Personal data belongs to the individual it relates to, a trade secret belongs to the company that keeps the information confidential. However, there is no absolute and all-embracing concept of digital ownership (yet).
This is why NFTs always come with some additional guidance as to what the acquirer may or may not do with it. The basics are written into the smart contract itself. In addition, you commonly find terms and conditions governing the transaction itself, as well as the subsequent use of the NFT.
Turning to the actual asset the NFT relates to, we need to talk about intellectual property or IP in first place.
Currently, many NFTs relate to photos, other types of images, video sequences or music files.
All this digital content enjoys copyright protection and quite often trade marks are also in the game. If you think about the NBA’s Hot Shots NFT offering and the digital collectables one can buy, collect and trade, the concept becomes most obvious.
But it is not only about copyright and trade marks, it is also about the right to one’s own image and other personal rights.
So, if you want to launch your own NFT proposition, you need to make sure you have obtained adequate licenses to cover the IP that makes the NFT valuable.
The minting process, i.e. the actual creating of the NFT, is not much of an issue.
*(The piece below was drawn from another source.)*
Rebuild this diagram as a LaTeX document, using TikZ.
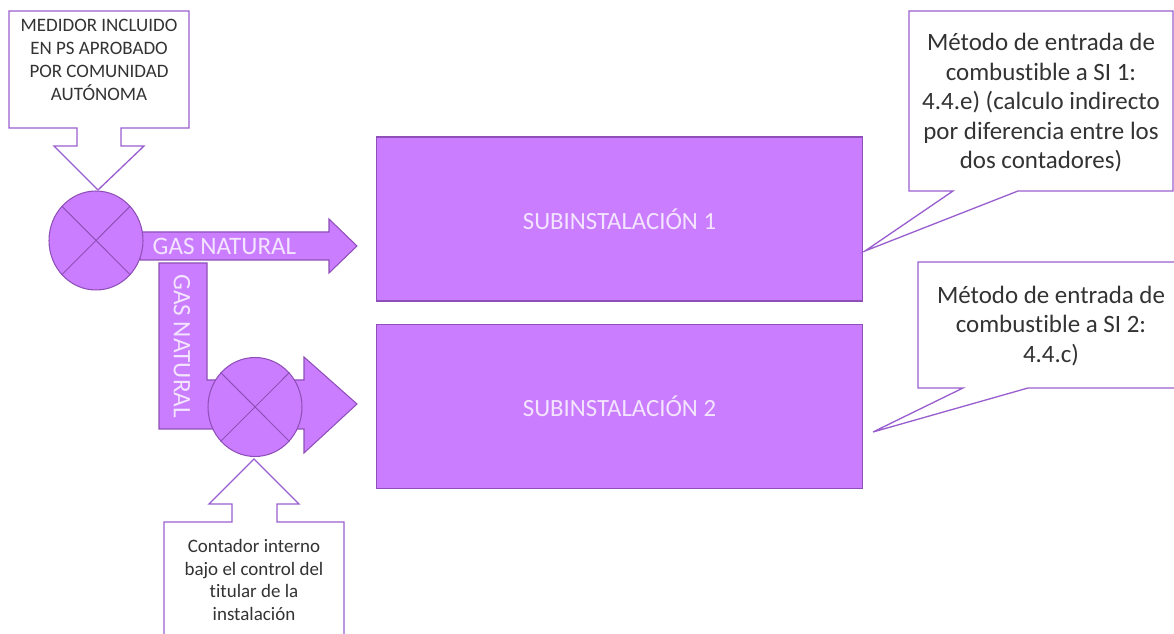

There are service providers offering such services for fairly little money. However, the diligent obtaining and clearing of the IP rights is what differentiates the prospering business models from those that will struggle.
Generating an NFT and linking such NFT to a digital asset also brings with it the liability for the due possession of all rights and approvals to dispose of the digital asset. We have already seen the first legal disputes about copyright-protected works and trade marks having been used without adequate authorization.
The French luxury brand Hermès having challenged the artist Mason Rothschild for his MetaBirkin piece is only one of a growing number of examples.
Another highly important aspect related to NFT-based businesses is crypto currency. At the time being, any transaction involving NFTs requires a payment made by means of a crypto currency.
All parties to the trade require a crypto wallet in order to be able to participate. Of course, there are emerging services allowing the acquirer to use his or her standard credit card.
However, even with such a service being engaged, there is a conversion of the relevant fiat currency into crypto currency involved.
This means that any such transaction is governed by the new crypto regulations currently enacted by quite a number of countries. Such regulation is necessary to fight common grievances such as money-laundering and funding crime. As a consequence, building one’s own NFT proposition always involves the safeguarding of a legal compliance infrastructure.
One way to do this is to choose one of the already existing NFT marketplaces, the other way is to create and launch one’s own platform. Over the last year, a fair number of service providers have entered the market with white label offerings that allow for individual labelling.
The ultimate challenge is to develop a prospering strategy of how to shape and populate a successful NFT platform.
Depending on the digital assets and IP at hand, it can be recommendable to create a staggered offering involving, for instance, rare platinum content, highly valuable gold content, followed by some silver or bronze content in order to attract interest amongst several income groups.
Pricing in general is a challenge as NFT-based business are only at their dawn yet. The shorter the supply, the higher the price.
It is also possible to narrow or broaden the scope of rights that come with the NFT, by way of drafting the license clause respectively. Thus, there are many ways of how to structure and brand one’s own NFT proposition.